Math AI is roughly where coding was before CLI agents: single-turn and mostly ungrounded without a dense feedback loop.
The best math prover we have today is GPT-5.5 Pro doing for the most part single-turn natural language proofs. Without a real reactive environment, grounding, or real multi-turn correction. Very much the opposite of what CLI agents like Codex or Claude Code operate in. In current top math AI models you generate and then verify after the fact.
Terminal agents work so well because the terminal grounds them after every turn and lets them self-correct as they go. Each step gets verified on the way to the solution, and this also helps during training and test time! There's so much signal (literally thousands of tokens) that the bash terminal offers, both during training and during inference.
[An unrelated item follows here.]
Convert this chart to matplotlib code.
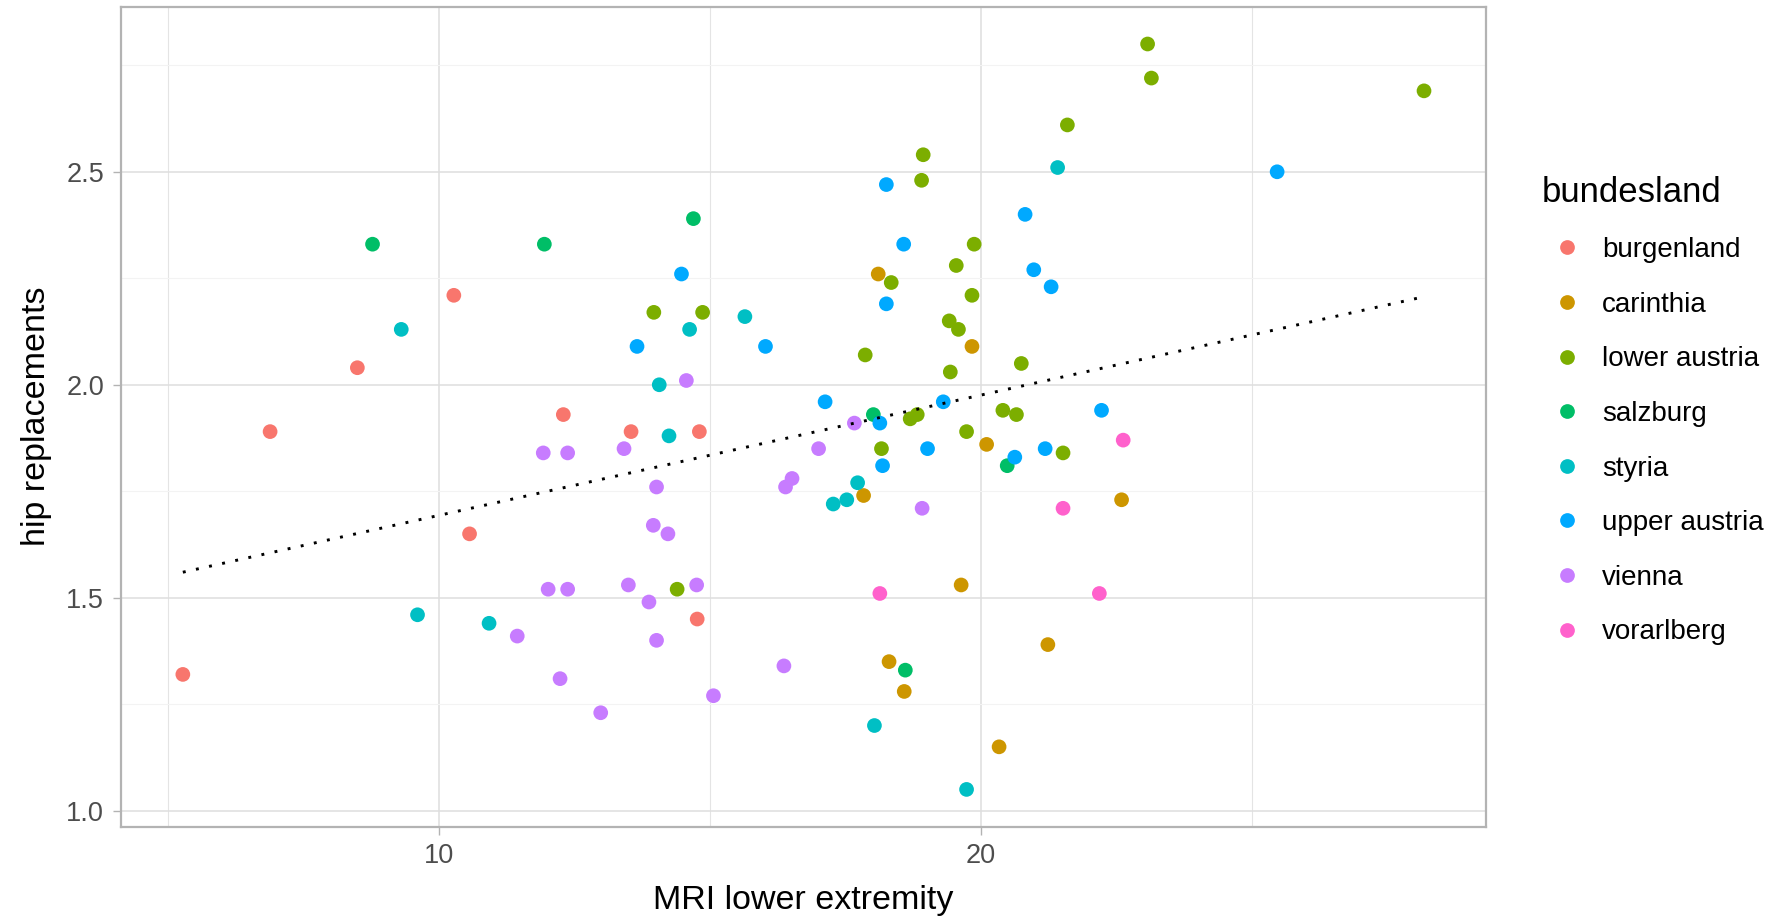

That kind of reactive, and very verbose environment is exactly why Claude Code and Codex have taken off, and are the closest thing an LLM has been to an embodied agent.
My conjecture is that math needs the equivalent: a reactive environment, a "file system", and a "math terminal" that builds pieces of the proof as you go, verifies them and allows the model to backtrack and redo without keeping the entire proof/process in its context. When a real agentic math model is trained by experience inside that kind of environment, my conjecture is it'll be a phase transition given how strong GPT-5.5 and Gemini 3.1 Pro already are in ungrounded, single-turn settings.